The Rugby Football Union (RFU) Council has voted in favour of a number of features for a new competition structure for the adult male game from Level 3 down, scheduled to come into effect in the 2022/23 season.
The new measures aim to be more appealing to players as they juggle rugby with increasing demands on their time away from the game. The changes are designed to help arrest a decline in the number of adult men playing rugby union in the community game.
The features include limiting the amount of time players spend travelling to matches and shortening the length of league seasons. The priorities remain player welfare and protecting the sustainability of clubs.
The recommendations follow a series of consultations with clubs, coaches and players, in addition to webinars, a national survey and detailed analysis of the RFU’s Game Management System and Electronic Match Card data.
Evidence shows the number of teams playing in RFU leagues is reducing and players are choosing to play fewer games in a season. As a result, clubs need larger squads to complete their fixtures, which is having an adverse effect on Lower 15 match completion rates.
The features of the new competition structure voted on by Council includes:
- The size of leagues at Levels 5 and below capped at 12 teams (reduced from 14).
- The size of leagues at Levels 3 and 4 capped at 14 teams (reduced from 16).
- The structured season will contain a protected two-week break over the Christmas period, rather than just reserve weekends.
- The season will also contain protected weekend breaks from league rugby (at points to be determined through the season).
- A National knockout Cup competition will be introduced at the end of the season (from Level 5 and below), leading to a Community Game Finals Day.
- A review of specific aspects of the competition structure will take place every three years.
The Community Game Board (CGB), chaired by David Roberts, acted on feedback from the Community Game regarding the competition offering and the consequential player drop out.
The Future Competitions Structure Group was set up by the CGB to conduct the research and the group’s chair, Stephen Pearson, said: “We would like to thank everyone who has shared feedback around the impact the current competition structure is having on participation numbers.
“We have been able to use this period of consultation and evidence-gathering to create a blueprint for a new structure and are pleased that Council has voted overwhelmingly in favour of these proposals. Our fundamental goal is to deliver a competitions structure that works for today’s players and for the players of the future.
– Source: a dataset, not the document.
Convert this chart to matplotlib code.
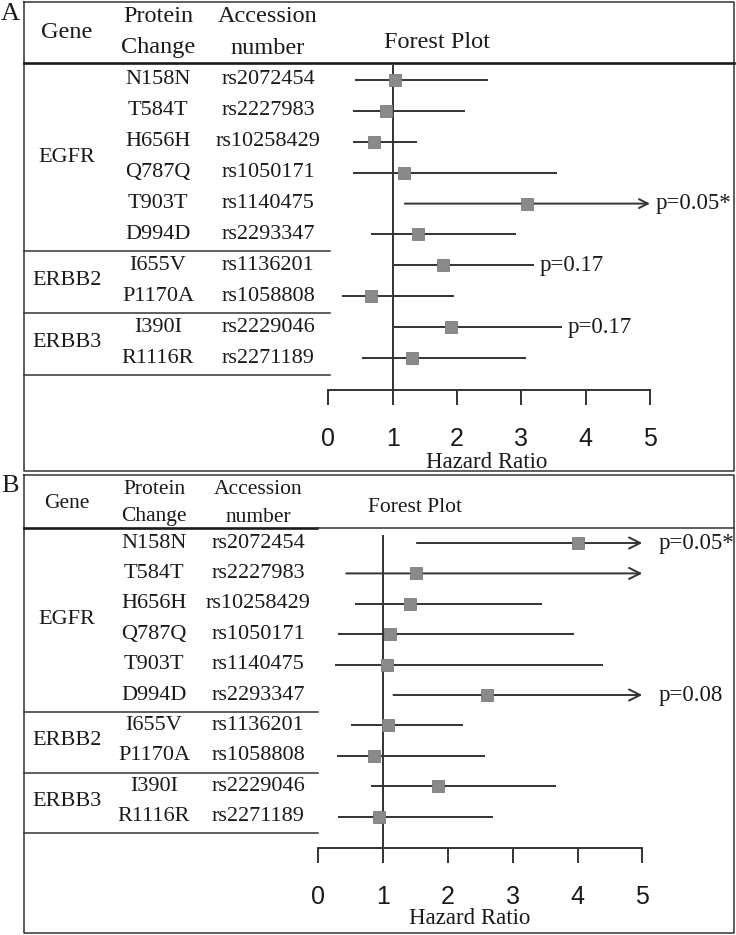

“Our recommendations reflect growing feedback from players that shorter bursts of intense rugby are preferable to a long, extended season. Players have reiterated they need breaks in the season and would prefer more localised fixtures. We believe that less intensity to the league system, with shorter travel times to and from games, are important features that today’s players want in their competition structure, to help fit within busy lives.
“By having breaks and shortening the league, space is created at Level 5 and below for an end of season knockout cup competition, which would guarantee clubs the home fixtures they lose from a shorter league season. Clubs would also get to play different teams at their same level and avoid repeating the same fixtures.
“Having both a league and a cup competition would create sustainable excitement for everyone at the end of the season, not just for those teams battling for promotion and relegation.”
Community Game Board chair David Roberts said: “These are the key parts of the agreement that we felt we needed to vote on at this stage and that have been approved by Council. It is an integrated package of measures, not a menu of options, that we believe players will find attractive and will want to participate in.
“By waiting until 2022/23 for full implementation, we have time to work through the precise details and it gives clubs time to return to rugby in a familiar structure in 2021/22, after the disruption of the pandemic.”
Stephen Pearson added: “At the February Council meeting, we will update on further work conducted. This will involve discussions around how flat the pyramid is, local competition, what the cup competition looks like specifically and whether we look to add second and third 15 teams to leagues nationally.
“The rationale for creating additional 15s teams is to help maintain the integrity of a more local competition. As you move to a smaller geographical footprint, there are less clubs at your level. Therefore, it might be better to play a second XV of a higher ranked club in your local area rather than travel a long way to play a team at your level.
“We will explore these areas in more detail in the coming months and a final vote will be taken by the RFU Council in April 2021.”